Requirement: Extract, without alteration, each line from the start of the listing to the line bearing "sq_x = [5, 13, 25, 41, 61, 85]".

====

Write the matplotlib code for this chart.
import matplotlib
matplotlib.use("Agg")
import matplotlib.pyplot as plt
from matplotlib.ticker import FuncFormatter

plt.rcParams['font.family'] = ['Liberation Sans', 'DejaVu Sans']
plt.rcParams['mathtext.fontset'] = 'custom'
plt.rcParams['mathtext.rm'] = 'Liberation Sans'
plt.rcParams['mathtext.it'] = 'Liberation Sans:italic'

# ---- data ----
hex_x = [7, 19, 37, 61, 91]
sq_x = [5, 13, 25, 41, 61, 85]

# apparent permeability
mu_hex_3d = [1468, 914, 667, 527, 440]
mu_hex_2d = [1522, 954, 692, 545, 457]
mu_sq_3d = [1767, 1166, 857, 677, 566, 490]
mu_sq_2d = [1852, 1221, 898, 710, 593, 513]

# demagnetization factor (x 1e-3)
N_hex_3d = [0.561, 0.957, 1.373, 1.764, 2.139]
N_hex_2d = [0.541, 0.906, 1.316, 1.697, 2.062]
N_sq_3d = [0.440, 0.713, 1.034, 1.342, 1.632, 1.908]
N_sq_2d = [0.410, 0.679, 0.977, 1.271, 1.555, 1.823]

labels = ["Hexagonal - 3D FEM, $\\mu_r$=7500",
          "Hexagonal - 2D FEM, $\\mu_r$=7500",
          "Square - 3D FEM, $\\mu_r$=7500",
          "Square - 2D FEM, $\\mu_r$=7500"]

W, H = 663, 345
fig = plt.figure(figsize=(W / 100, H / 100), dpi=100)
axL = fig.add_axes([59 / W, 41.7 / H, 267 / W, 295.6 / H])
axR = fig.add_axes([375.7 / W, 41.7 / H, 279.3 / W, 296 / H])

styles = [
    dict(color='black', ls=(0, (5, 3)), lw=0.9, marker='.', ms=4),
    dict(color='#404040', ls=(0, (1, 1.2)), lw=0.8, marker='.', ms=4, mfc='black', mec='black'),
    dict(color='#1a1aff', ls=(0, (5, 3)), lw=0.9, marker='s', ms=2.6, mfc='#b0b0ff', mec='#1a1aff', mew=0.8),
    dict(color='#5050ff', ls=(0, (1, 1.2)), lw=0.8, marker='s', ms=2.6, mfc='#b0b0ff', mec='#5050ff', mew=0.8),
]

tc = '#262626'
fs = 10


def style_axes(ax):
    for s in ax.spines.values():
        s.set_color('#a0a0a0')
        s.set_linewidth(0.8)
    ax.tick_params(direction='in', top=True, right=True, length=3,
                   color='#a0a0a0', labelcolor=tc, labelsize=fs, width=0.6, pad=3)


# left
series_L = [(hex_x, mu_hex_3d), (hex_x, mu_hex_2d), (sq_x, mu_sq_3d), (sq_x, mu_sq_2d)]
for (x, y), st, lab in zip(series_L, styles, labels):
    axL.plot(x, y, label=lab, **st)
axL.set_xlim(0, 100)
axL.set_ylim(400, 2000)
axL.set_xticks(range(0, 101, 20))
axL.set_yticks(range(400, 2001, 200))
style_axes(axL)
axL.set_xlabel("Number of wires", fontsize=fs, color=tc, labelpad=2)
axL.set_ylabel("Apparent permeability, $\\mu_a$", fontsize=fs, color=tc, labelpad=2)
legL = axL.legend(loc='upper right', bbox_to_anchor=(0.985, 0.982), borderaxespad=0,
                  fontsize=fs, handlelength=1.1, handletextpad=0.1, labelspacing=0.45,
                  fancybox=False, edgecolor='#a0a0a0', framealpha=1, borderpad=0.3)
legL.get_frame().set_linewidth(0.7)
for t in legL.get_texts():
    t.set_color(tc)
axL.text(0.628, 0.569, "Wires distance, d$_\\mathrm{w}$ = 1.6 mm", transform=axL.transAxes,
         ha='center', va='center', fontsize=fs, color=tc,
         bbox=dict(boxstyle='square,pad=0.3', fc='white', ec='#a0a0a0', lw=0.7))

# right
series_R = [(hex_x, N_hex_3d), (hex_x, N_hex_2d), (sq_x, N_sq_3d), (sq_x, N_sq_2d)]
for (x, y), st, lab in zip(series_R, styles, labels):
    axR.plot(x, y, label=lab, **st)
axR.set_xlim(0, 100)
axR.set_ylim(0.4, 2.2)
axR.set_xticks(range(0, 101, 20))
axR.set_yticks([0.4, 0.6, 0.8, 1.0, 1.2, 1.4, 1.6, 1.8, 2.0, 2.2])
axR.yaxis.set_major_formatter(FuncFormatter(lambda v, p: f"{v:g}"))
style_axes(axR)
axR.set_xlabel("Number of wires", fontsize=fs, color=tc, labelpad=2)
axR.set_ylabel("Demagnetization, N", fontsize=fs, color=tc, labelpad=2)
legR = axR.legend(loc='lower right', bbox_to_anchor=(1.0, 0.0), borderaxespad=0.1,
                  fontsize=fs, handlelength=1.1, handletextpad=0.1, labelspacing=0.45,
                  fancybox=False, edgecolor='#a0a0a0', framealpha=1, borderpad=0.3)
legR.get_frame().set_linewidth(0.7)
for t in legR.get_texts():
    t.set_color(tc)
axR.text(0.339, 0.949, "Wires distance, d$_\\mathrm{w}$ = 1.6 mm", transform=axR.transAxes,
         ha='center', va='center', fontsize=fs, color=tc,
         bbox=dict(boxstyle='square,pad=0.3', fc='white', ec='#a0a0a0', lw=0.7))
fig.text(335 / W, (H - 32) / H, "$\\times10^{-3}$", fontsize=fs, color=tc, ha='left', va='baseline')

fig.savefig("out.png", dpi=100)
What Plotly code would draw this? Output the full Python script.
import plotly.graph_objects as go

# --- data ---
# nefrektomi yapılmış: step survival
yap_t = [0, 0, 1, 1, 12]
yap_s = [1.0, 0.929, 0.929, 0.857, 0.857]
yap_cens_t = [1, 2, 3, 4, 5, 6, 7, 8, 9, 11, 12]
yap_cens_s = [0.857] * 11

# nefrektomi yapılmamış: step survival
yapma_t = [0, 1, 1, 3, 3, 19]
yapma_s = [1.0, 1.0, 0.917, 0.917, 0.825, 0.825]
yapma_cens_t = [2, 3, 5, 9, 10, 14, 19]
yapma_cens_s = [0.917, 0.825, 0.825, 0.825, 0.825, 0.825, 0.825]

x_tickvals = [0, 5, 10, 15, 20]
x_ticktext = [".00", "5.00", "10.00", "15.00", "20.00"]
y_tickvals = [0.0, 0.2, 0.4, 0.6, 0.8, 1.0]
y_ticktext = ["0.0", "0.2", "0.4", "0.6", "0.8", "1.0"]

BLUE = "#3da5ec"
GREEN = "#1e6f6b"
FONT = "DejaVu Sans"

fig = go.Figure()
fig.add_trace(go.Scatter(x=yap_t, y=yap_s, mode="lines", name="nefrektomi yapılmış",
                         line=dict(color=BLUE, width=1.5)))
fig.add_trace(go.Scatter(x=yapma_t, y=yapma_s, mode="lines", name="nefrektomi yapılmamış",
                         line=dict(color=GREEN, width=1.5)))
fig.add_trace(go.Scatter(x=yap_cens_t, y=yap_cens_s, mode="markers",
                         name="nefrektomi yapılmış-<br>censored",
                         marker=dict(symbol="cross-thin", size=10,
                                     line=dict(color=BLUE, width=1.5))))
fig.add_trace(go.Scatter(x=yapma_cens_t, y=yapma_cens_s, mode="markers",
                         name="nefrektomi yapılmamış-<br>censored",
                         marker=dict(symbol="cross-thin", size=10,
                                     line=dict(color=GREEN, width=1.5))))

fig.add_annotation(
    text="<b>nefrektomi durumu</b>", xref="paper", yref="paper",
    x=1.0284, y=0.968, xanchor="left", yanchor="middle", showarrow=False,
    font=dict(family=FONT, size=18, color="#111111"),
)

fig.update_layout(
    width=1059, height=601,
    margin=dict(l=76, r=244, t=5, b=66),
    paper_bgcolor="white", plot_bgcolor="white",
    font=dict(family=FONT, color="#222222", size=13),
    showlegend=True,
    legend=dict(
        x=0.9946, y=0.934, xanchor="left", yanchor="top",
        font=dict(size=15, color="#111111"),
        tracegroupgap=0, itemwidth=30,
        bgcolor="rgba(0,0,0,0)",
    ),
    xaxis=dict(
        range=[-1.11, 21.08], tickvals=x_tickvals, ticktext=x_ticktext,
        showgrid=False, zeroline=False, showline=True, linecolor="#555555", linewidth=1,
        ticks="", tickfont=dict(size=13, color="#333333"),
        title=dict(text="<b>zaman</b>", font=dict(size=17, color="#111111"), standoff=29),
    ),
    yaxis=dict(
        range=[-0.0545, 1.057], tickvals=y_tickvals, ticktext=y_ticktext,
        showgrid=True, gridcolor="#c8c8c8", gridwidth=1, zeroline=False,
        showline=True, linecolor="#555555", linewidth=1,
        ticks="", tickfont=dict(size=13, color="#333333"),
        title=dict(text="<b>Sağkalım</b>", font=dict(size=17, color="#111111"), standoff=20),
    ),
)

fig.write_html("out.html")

====

Expected answer:
Write the matplotlib code for this chart.
import matplotlib
matplotlib.use("Agg")
import matplotlib.pyplot as plt
from matplotlib.ticker import FuncFormatter

plt.rcParams['font.family'] = ['Liberation Sans', 'DejaVu Sans']
plt.rcParams['mathtext.fontset'] = 'custom'
plt.rcParams['mathtext.rm'] = 'Liberation Sans'
plt.rcParams['mathtext.it'] = 'Liberation Sans:italic'

# ---- data ----
hex_x = [7, 19, 37, 61, 91]
sq_x = [5, 13, 25, 41, 61, 85]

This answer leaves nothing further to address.